* **WHAT TO PRODUCE**
Which lines contain the string "chart"? Please list every one of them.

===== GIVEN DATA =====

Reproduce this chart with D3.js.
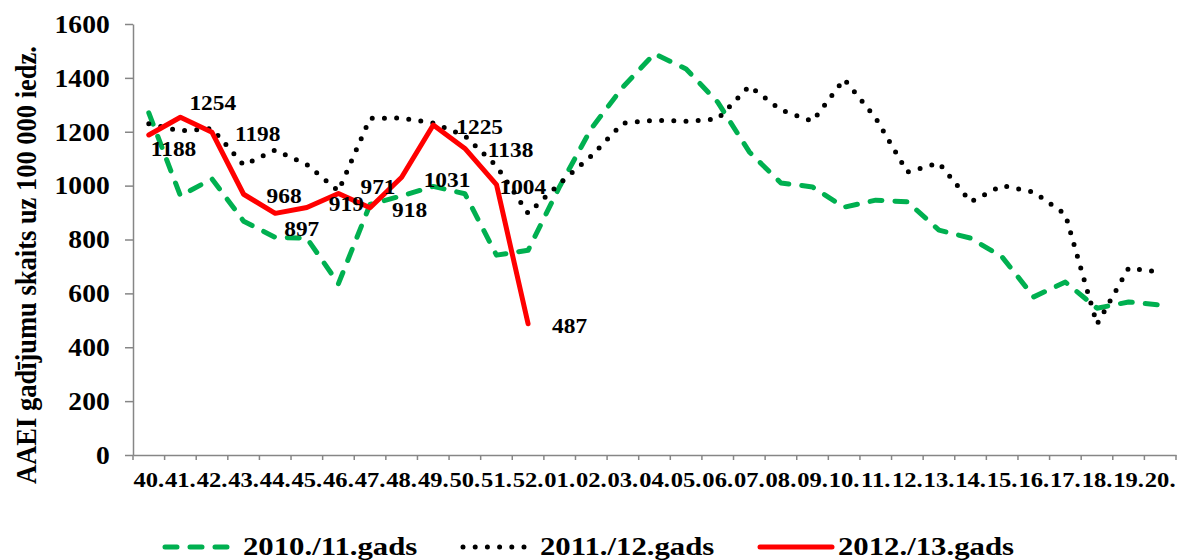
<!DOCTYPE html>
<html>
<head>
<meta charset="utf-8">
<script src="https://cdn.jsdelivr.net/npm/d3@7/dist/d3.min.js"></script>
<style>
  html, body { margin: 0; padding: 0; background: #fff; }
  svg { display: block; }
  text { font-family: "Liberation Serif", "Times New Roman", serif; font-weight: bold; fill: #000; }
</style>
</head>
<body>
<svg id="chart" width="1177" height="560"></svg>
<script>
// ---- data ----
const categories = ["40","41","42","43","44","45","46","47","48","49","50","51","52",
  "01","02","03","04","05","06","07","08","09","10","11","12","13","14","15","16","17","18","19","20"];
const tickLabels = categories.map(c => c + ".");
const yTicks = [0, 200, 400, 600, 800, 1000, 1200, 1400, 1600];
const seriesNames = ["2010./11.gads", "2011./12.gads", "2012./13.gads"];
const season1011 = [1270, 962, 1025, 868, 808, 805, 636, 930, 962, 997, 970, 742, 760,
  997, 1212, 1366, 1490, 1433, 1310, 1125, 1010, 995, 920, 946, 940, 835, 805, 735, 587, 642, 545, 568, 557];
const season1112 = [1230, 1203, 1212, 1076, 1132, 1078, 980, 1250, 1251, 1232, 1185, 1073, 897,
  1008, 1110, 1232, 1243, 1239, 1247, 1370, 1281, 1239, 1395, 1251, 1050, 1084, 940, 1000, 976, 893, 485, 694, 679];
const season1213 = [1188, 1254, 1198, 968, 897, 919, 971, 918, 1031, 1225, 1138, 1004, 487];
const yTitle = "AAEI gadījumu skaits uz 100 000 iedz.";

(function () {
// ---- layout ----
const svg = d3.select("#chart");
const mLeft = 133, mRight = 1176, mTop = 24, mBottom = 455;
const x = d3.scaleBand().domain(categories).range([mLeft, mRight]).padding(0);
const y = d3.scaleLinear().domain([0, 1600]).range([mBottom, mTop]);
const cx = c => x(c) + x.bandwidth() / 2;
const axisColor = "#868686";

// y axis
const gy = svg.append("g").attr("transform", `translate(${mLeft},0)`)
  .call(d3.axisLeft(y).tickValues(yTicks).tickFormat(d3.format("d"))
    .tickSize(8).tickSizeOuter(0).tickPadding(14));
gy.select(".domain").attr("stroke", axisColor).attr("stroke-width", 1.5);
gy.selectAll(".tick line").attr("stroke", axisColor).attr("stroke-width", 1.5);
gy.selectAll(".tick text").attr("font-size", 26).attr("font-family", null)
  .attr("transform", "scale(1.06,1)");

// x axis
const gx = svg.append("g").attr("transform", `translate(0,${mBottom})`)
  .call(d3.axisBottom(x).tickSize(0).tickSizeOuter(0).tickPadding(0).tickFormat((d, i) => tickLabels[i]));
gx.select(".domain").attr("stroke", axisColor).attr("stroke-width", 1.5);
gx.selectAll(".tick text").attr("font-size", 21).attr("font-family", null)
  .attr("y", 32).attr("dy", 0).attr("transform", "scale(1.17,1)");
const bounds = categories.map(c => x(c)).concat([mRight]);
svg.append("g").selectAll("line").data(bounds).join("line")
  .attr("x1", d => d).attr("x2", d => d).attr("y1", mBottom).attr("y2", mBottom + 5)
  .attr("stroke", axisColor).attr("stroke-width", 1.5);

// y title
svg.append("text")
  .attr("transform", `translate(36,265) scale(1.15,1) rotate(-90)`)
  .attr("text-anchor", "middle").attr("font-size", 26.5).text(yTitle);

// lines
const styles = [
  { color: "#00B050", width: 5, dash: "12,13", cap: "round" },
  { color: "#000000", width: 5, dash: "0,12.2", cap: "round" },
  { color: "#FF0000", width: 5, dash: null, cap: "round" }
];
const allSeries = [season1011, season1112, season1213];
const line = d3.line().x(d => cx(d.c)).y(d => y(d.v));
allSeries.forEach((s, k) => {
  const pts = s.map((v, i) => ({ c: categories[i], v }));
  svg.append("path").datum(pts)
    .attr("d", line).attr("fill", "none")
    .attr("stroke", styles[k].color).attr("stroke-width", styles[k].width)
    .attr("stroke-dasharray", styles[k].dash)
    .attr("stroke-linecap", styles[k].cap).attr("stroke-linejoin", "round");
});

// data labels for 2012./13.
const labelOffsets = [[2, 14], [9, -14], [23, 2], [23, 2], [9, 16], [22, -3], [22, -6],
  [22, 2], [22, 3], [23, 2], [23, 2], [3, 2], [24, 2]];
svg.append("g").selectAll("text").data(season1213).join("text")
  .attr("transform", (d, i) => `translate(${cx(categories[i]) + labelOffsets[i][0]},${y(d) + labelOffsets[i][1]}) scale(1.17,1)`)
  .attr("dy", "0.35em").attr("font-size", 20).text(d => d);

// legend
const legendItems = [
  { x1: 165, x2: 237, tx: 243 },
  { x1: 463, x2: 530, tx: 540 },
  { x1: 760, x2: 832, tx: 838 }
];
const lg = svg.append("g");
legendItems.forEach((it, k) => {
  lg.append("line").attr("x1", it.x1).attr("x2", it.x2).attr("y1", 547).attr("y2", 547)
    .attr("stroke", styles[k].color).attr("stroke-width", styles[k].width)
    .attr("stroke-dasharray", styles[k].dash).attr("stroke-linecap", styles[k].cap);
  lg.append("text").attr("transform", `translate(${it.tx},555) scale(1.23,1)`)
    .attr("font-size", 25).text(seriesNames[k]);
});
})();
</script>
</body>
</html>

=====

* **THE ANSWER**
Reproduce this chart with D3.js.
<svg id="chart" width="1177" height="560"></svg>
const svg = d3.select("#chart");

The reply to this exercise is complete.